Students completed what some call "one of the most challenging and demanding courses in the world." Each completed more than 558 hours of academics and more than 670 hours of flight training -- averaging about six hours per day of instructor contact time, not including academic and flight preparation time.

"They didn't teach us everything there is to know about testing, but they did teach us how and where to find out," Major Puri said. "The opportunity to fly so many aircraft and experience such a wide realm of aircraft missions can be found nowhere else in the Air Force and possibly the world."

Student projects
During the final six months, the students also demonstrated learning from across the curriculum by planning and executing real-world test management projects.

HAVE DOLPHIN, or Project ThUMP, explored the concept of "dolphin" soaring to extract total energy from thermal life. This technique, versus the standard circling method of soaring in thermals, has application to long-duration Unmanned Aerial Vehicles. This and other non-traditional soaring methods have been under investigation by NASA and TPS for some time. This test used the school's highly instrumented L-23 Super Blanik and was staged out of the North Base Glider Port. Team members included Maj. Christopher Robinson, Maj. Peter Vitt, Capt. Chris Childress, Capt. Bryan Duke, Capt. Chris King and 1st Lt. Michael Williams.

HAVE SHAKE, or HAVE LoCo, was designed to quantify the effect a single parameter (torque on the sway braces) had on the overall limit cycle oscillation characteristics. A standard curriculum sortie was used as baseline. Flown using a Data Acquisition System F-16B with instrumented wingtip missile rails and representative store loadings, the Air Force Research Laboratory requested the test. Team members included Maj. Daron Drown, Major Puri, Israeli air force Maj. Lior Zaibel, Capt. David Garay, Capt. Sebrina Pabon and Michael Brooks.

HAVE BATmobile
HAVE BATmobile, or Bat Dart, investigated the effects of imposing boundaries on a dynamic point-tracking in flight. Data collected during the flights was analyzed and compared with a theoretical model and simulator data to determine the overall theory validity. The Variable Stability In-Flight Simulator Test Aircraft, or VISTA NF-16 aircraft, was used for this flight test. This aircraft was flown single ship and with chase, following a pitch tracking task profile displayed in the head-up display. This was a joint Air Force Institute of Technology and TPS project. Team members included Maj. Danny Slifer, Maj. Jason Wierzbanowski, Capt. Jason Dotter, Capt.Carmen Evans, Capt. Travis Higgs and Capt. Grant Mizell.
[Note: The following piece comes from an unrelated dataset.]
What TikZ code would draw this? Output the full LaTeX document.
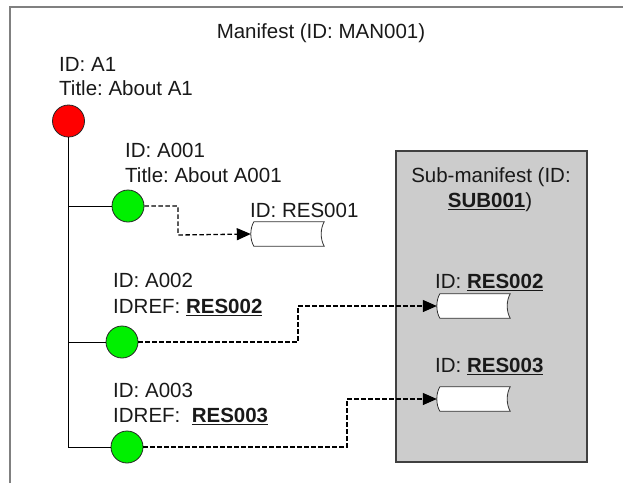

HAVE SIGHT, or Project Syclops, gathered data used to investigate the use of an electro-optic sensor for relative navigation during autonomous air refueling. The data collection used a C-12 aircraft to simulate a tanker, and a Calspan Learjet as the surrogate unmanned aerial vehicle receiver. The Learjet contained an electro-optic camera mounted on the glare shield with a data acquisition system to record video. This was also a joint AFIT and TPS project. Team members included Maj. James Spencer, Navy Lt. John Bush, United Kingdom Flight Lieutenant Karl Kinsler, Capt. Justin Hsia, Capt. David Petrucci and Captain Rucker.

"Each student has been trained to lead members of a flight test team in the latest methods of flight testing, systems evaluation, and test management, while instilling the cooperation and understanding between test team members necessary for successful flight test operations," said Lt. Col. Eric Lagier, TPS deputy commandant. "Each of the 24 members of Class 06A is now ready to take a place in the flight test community. Not as the gruff bunch of pirates this class would like you to think they are, but as hard working, highly intelligent individuals seeking to be the best of the best and the leaders of generations to come."